• **Stated problem**: The lines from the top of the material through the line with "0.303, 0.432, 0.78, 1.0, 1.92, 3.03, 4.36, 6.47, 10.0]" are to be set down exactly. Leave the pictures out.

• **Available data**:
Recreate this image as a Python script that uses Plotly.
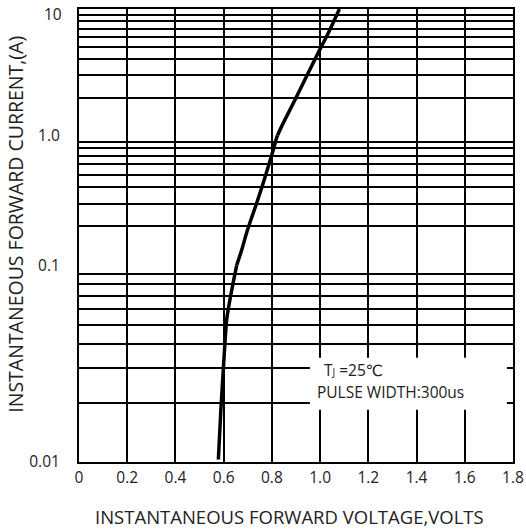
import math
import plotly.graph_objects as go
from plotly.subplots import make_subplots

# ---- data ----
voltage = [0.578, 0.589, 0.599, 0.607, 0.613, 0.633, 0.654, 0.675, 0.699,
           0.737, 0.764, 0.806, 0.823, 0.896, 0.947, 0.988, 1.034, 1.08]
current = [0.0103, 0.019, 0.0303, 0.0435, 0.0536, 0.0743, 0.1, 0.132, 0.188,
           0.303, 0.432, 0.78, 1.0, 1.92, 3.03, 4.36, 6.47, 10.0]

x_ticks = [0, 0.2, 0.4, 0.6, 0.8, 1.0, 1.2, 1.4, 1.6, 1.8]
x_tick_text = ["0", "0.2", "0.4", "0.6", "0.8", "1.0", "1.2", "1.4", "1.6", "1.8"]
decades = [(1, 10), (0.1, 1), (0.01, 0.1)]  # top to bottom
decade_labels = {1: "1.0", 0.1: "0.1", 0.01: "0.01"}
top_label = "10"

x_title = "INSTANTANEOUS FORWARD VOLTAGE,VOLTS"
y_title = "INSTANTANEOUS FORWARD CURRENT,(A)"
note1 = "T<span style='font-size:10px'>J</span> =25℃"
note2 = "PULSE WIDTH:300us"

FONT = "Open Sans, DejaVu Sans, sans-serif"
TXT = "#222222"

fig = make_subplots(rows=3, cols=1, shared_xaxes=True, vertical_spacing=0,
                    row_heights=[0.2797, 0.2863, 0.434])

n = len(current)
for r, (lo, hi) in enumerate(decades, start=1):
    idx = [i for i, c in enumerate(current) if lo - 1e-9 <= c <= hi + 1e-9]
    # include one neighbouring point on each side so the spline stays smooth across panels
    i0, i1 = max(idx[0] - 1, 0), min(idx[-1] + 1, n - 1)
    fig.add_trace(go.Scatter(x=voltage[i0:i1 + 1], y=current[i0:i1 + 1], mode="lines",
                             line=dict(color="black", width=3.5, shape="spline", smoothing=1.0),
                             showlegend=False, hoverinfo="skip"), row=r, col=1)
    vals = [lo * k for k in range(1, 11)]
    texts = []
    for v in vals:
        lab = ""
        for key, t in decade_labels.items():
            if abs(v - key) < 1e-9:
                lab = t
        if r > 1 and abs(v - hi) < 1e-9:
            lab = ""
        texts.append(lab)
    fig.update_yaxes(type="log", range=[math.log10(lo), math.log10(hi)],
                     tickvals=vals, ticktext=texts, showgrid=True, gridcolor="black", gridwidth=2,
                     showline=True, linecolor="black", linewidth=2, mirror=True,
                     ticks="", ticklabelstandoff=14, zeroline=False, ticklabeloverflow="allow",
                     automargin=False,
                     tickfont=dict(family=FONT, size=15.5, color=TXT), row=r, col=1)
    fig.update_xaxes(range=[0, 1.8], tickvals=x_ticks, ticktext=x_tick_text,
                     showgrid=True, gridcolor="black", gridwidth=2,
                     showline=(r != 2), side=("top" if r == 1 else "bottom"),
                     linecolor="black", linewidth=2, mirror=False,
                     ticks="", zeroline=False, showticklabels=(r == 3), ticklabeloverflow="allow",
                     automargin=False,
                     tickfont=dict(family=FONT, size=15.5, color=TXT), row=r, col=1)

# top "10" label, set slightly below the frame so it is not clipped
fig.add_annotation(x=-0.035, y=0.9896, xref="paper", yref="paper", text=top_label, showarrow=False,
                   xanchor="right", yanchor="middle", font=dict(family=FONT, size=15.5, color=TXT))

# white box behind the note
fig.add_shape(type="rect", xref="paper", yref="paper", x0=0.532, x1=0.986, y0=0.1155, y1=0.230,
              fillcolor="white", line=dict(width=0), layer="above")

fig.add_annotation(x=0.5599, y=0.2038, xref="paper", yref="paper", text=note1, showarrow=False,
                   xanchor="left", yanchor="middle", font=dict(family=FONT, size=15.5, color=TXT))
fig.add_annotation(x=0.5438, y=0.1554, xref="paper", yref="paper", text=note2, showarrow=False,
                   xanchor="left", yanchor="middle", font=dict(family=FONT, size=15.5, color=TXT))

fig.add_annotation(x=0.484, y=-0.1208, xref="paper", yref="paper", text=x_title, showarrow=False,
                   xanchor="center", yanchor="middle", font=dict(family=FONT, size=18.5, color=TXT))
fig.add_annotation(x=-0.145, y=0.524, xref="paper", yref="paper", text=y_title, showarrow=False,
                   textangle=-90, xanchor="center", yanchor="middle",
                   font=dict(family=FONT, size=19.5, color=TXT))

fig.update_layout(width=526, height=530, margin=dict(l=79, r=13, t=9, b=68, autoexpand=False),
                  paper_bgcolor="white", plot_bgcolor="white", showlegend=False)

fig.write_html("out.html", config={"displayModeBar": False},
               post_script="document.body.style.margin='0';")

• **Expected output**:
Recreate this image as a Python script that uses Plotly.
import math
import plotly.graph_objects as go
from plotly.subplots import make_subplots

# ---- data ----
voltage = [0.578, 0.589, 0.599, 0.607, 0.613, 0.633, 0.654, 0.675, 0.699,
           0.737, 0.764, 0.806, 0.823, 0.896, 0.947, 0.988, 1.034, 1.08]
current = [0.0103, 0.019, 0.0303, 0.0435, 0.0536, 0.0743, 0.1, 0.132, 0.188,
           0.303, 0.432, 0.78, 1.0, 1.92, 3.03, 4.36, 6.47, 10.0]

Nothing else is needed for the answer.